- **What you are asked to do**: Copy, from the entries below, each line in which the string "code" appears.

- **Saved entries**:
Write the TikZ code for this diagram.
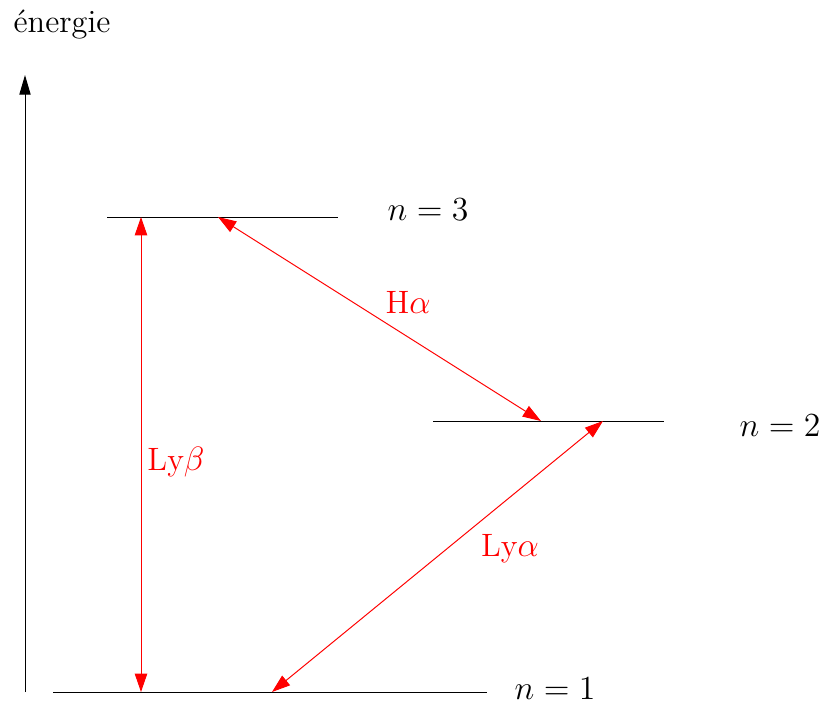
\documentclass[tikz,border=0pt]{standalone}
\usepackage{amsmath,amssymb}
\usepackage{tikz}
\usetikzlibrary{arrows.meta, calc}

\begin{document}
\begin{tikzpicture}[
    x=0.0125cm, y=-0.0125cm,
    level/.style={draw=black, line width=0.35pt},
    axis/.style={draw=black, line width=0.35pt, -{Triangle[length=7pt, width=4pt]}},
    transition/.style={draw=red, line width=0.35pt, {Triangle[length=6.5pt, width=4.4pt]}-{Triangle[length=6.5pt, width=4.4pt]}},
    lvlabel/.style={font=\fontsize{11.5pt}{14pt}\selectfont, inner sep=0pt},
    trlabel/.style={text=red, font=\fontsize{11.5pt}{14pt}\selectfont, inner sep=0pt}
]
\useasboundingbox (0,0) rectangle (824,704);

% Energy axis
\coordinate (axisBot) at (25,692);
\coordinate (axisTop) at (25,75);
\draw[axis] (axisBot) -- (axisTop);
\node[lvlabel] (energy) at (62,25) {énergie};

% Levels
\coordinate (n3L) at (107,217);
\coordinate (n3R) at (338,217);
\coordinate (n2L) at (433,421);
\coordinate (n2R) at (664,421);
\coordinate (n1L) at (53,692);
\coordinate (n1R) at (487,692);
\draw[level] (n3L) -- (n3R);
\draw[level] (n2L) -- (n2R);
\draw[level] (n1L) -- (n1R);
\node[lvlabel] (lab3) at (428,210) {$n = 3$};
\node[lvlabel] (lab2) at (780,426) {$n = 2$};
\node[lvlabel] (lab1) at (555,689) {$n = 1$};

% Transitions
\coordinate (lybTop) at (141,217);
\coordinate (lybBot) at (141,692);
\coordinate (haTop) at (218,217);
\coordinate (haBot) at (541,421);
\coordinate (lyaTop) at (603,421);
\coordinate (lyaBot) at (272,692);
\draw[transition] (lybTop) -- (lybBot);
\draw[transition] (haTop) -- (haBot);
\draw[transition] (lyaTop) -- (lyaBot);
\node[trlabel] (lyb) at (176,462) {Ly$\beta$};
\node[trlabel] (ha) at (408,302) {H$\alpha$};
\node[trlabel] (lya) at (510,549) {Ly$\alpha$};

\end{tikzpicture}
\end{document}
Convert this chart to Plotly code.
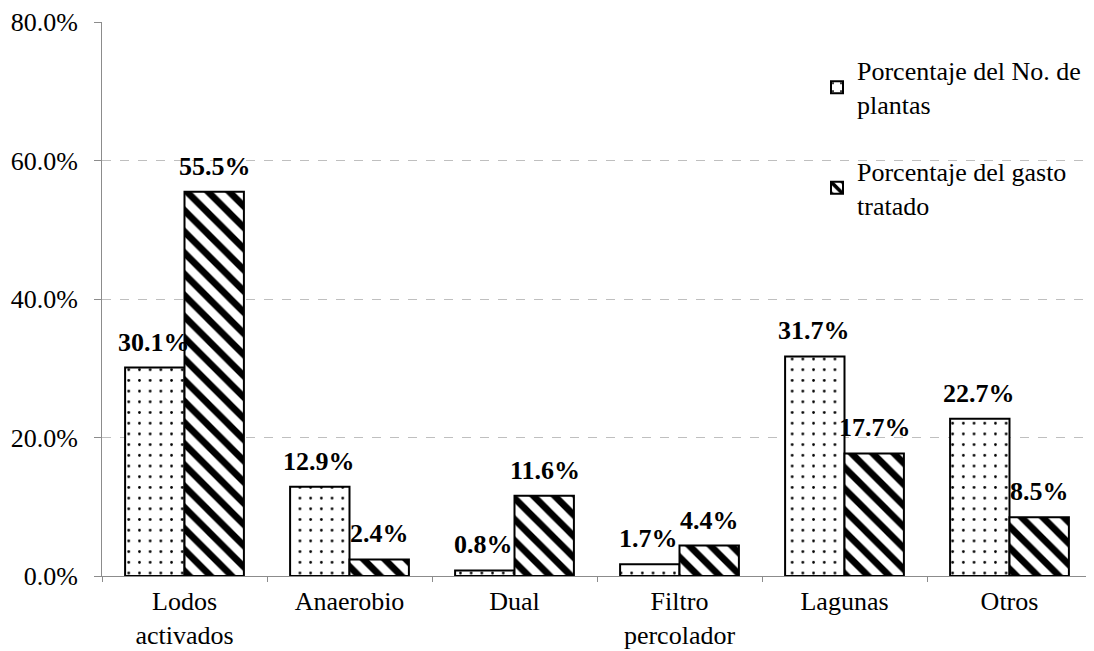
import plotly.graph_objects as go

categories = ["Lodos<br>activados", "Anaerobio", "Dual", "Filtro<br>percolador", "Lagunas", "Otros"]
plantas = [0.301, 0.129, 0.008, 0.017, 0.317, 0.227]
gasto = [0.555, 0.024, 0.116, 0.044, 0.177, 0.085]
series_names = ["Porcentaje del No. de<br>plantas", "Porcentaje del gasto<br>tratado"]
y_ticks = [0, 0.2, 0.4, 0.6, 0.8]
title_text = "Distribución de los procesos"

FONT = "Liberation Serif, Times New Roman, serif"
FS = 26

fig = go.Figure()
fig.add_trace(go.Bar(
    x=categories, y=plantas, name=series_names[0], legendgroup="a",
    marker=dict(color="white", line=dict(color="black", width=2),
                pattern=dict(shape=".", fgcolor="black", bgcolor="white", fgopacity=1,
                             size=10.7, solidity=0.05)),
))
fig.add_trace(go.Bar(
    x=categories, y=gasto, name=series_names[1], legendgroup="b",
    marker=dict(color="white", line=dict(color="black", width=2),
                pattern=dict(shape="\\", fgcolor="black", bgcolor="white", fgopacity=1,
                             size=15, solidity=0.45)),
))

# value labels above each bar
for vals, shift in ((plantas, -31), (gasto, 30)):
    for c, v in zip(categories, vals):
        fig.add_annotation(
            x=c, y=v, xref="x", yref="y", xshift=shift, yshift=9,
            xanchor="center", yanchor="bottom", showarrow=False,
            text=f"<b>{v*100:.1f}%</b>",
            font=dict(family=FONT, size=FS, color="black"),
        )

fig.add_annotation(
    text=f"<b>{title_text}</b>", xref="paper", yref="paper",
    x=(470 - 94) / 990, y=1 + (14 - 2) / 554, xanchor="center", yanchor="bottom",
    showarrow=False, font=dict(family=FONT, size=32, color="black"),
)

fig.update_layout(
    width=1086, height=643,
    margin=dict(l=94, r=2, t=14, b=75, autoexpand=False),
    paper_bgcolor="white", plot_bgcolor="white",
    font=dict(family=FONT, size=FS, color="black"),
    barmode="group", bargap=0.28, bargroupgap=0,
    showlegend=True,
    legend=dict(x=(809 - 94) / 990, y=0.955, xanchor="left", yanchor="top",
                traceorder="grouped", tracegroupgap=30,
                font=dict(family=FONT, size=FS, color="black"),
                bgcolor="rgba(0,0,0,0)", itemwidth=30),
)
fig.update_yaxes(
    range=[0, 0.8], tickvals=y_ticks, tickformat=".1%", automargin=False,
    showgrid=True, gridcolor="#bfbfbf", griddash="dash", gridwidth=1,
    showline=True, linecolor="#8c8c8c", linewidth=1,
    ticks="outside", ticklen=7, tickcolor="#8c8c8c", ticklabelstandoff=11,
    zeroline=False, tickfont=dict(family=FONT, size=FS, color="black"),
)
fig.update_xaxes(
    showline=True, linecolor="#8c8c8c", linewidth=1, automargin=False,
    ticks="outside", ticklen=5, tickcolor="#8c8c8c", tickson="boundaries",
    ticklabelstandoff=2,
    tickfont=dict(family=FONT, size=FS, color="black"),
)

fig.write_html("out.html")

- **Final answer**:
Write the TikZ code for this diagram.
Convert this chart to Plotly code.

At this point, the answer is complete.